In manufacturing, industries are slowly embracing energy efficiency practices. There has been a rise in the use of renewable energy which is contributing to tackling greenhouse gas emissions. The demand for briquettes, solar, biogas and wind energy has seen a shift from fossil fuels which are more harmful to the environment. Energy and water audits have helped in streamlining how industries use their energy and manage their waste water.
The Centre for Energy Efficiency and Conservation (CEEC) has conducted over 1000 energy audits and 20 water audits across the country. The audits in Small Medium Enterprises are conducted free of charge thus making it easier for the businesses to put energy and water efficiency systems.
In the transport sector, the GESIP (2016-2030) proposes that the infrastructure needs to be climate proofed and this can only be achieved by developing and implementing certification standards for green buildings and capacity building programmes for the architects, engineers and contractors. Infrastructure development is one of the key foundations of Vision 2030 and it cuts across various sectors such as transport, energy, agriculture, housing and construction, waste management, water and sanitation.

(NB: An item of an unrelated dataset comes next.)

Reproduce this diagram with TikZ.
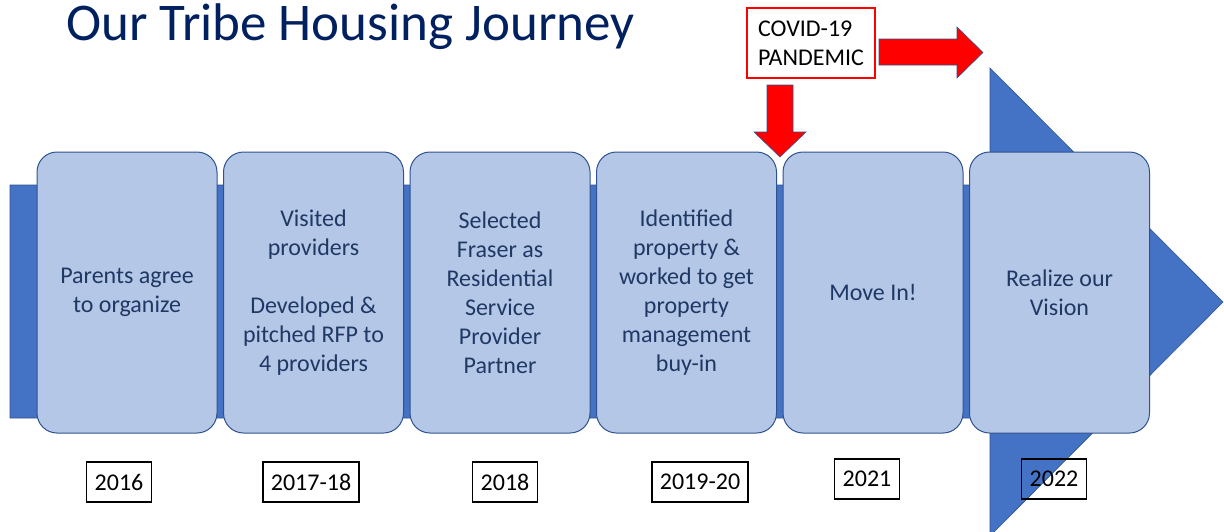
\documentclass[tikz,border=0pt]{standalone}
\usepackage{fontspec}
\setmainfont{Carlito}
\usetikzlibrary{positioning}
\definecolor{bandblue}{HTML}{4472C4}
\definecolor{boxblue}{HTML}{B4C7E7}
\definecolor{edgeblue}{HTML}{2F528F}
\definecolor{textblue}{HTML}{1F3864}
\definecolor{titleblue}{HTML}{002060}

\begin{document}
\begin{tikzpicture}[x=1pt,y=-1pt,
    stage/.style={rectangle,rounded corners=20pt,draw=edgeblue,line width=1pt,
      fill=boxblue,minimum width=180pt,minimum height=281pt,align=center,
      text=textblue,font=\fontsize{24}{29}\selectfont},
    year/.style={rectangle,draw=black,line width=1.5pt,minimum height=40pt,
      inner xsep=8pt,font=\fontsize{24}{28}\selectfont},
    redarrow/.style={fill=red,draw=edgeblue,line width=.6pt}]
  \clip (0,0) rectangle (1224,531);
  \node[anchor=base west,inner sep=0pt,text=titleblue,
    font=\fontsize{53}{60}\selectfont] (title) at (66,40)
    {Our Tribe Housing Journey};
  % big arrow behind the stages
  \draw[fill=bandblue,draw=edgeblue,line width=.6pt] (10,185) -- (990,185)
    -- (990,68) -- (1223,302) -- (990,536) -- (990,418) -- (10,418) -- cycle;
  \node[stage] (s1) at (127,292.5) {Parents agree\\to organize};
  \node[stage,right=5.5pt of s1] (s2) {Visited\\providers\\[29pt]Developed \&\\
    pitched RFP to\\4 providers};
  \node[stage,right=5.5pt of s2] (s3) {Selected\\Fraser as\\Residential\\Service\\
    Provider\\Partner};
  \node[stage,right=5.5pt of s3] (s4) {Identified\\property \&\\worked to get\\
    property\\management\\buy-in};
  \node[stage,right=5.5pt of s4] (s5) {Move In!};
  \node[stage,right=5.5pt of s5] (s6) {Realize our\\Vision};
  % years
  \node[year,fill=white] (y1) at (119,482) {2016};
  \node[year,fill=white] (y2) at (311,482) {2017-18};
  \node[year,fill=white] (y3) at (505,482) {2018};
  \node[year,fill=white] (y4) at (700,482) {2019-20};
  \node[year,fill=white] (y5) at (867,479) {2021};
  \node[year] (y6) at (1054,479) {2022};
  % covid
  \node[draw=red,line width=2.5pt,fill=white,align=left,minimum width=128pt,
    minimum height=70pt,font=\fontsize{24}{29}\selectfont] (covid) at (811,43)
    {COVID-19\\PANDEMIC};
  \draw[redarrow] (879,39) -- (957,39) -- (957,27) -- (983,52.5) -- (957,78)
    -- (957,65) -- (879,65) -- cycle;
  \draw[redarrow] (767,85) -- (793,85) -- (793,132) -- (806,132) -- (780,157)
    -- (754,132) -- (767,132) -- cycle;
\end{tikzpicture}
\end{document}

The mainstreaming of the green economy in planning and budgeting processes at national and county levels as stipulated in the MTPIII (2018-2022) is needed to facilitate implementation. Transitioning to a green economy will require a significant amount of financing. The GESIP estimates that the country needs at least KSh.23 billion to increase investments in the green economy.
The government alone cannot fund the green agenda therefore the private sector needs to step in and invest in the various sectors that will contribute to achieving the green economy. The concerned parties may need to consider easing the terms to accessing financing for businesses that promote the adoption of greener technologies.
It is crucial that entrepreneurs who contribute to green innovations are supported if the adoption and transfer of green technologies is to become a reality. The Kenya Climate Innovation Center (KCIC) is playing its role in contributing to the green growth agenda by catalyzing innovations that address climate change. Over the past five years, KCIC has incubated more than 200 enterprises and provided business advisory services, access to information, access to facilities, access to financing through proof of concept grants and the Early Stage Finance Mechanism to the enterprises.
Investing and supporting companies such as Corec that recycle waste into building materials could probable solve housing challenges in informal settlements considering that Nairobi alone produces three metric tonnes of waste every day.
Creation of green jobs will help reduce poverty and contribute to innovations that will help us in transitioning to a green economy. There is need to translate the dialogue and policy into action. The public, civil society, private sector, national and county government need to work together towards pushing for a green economy.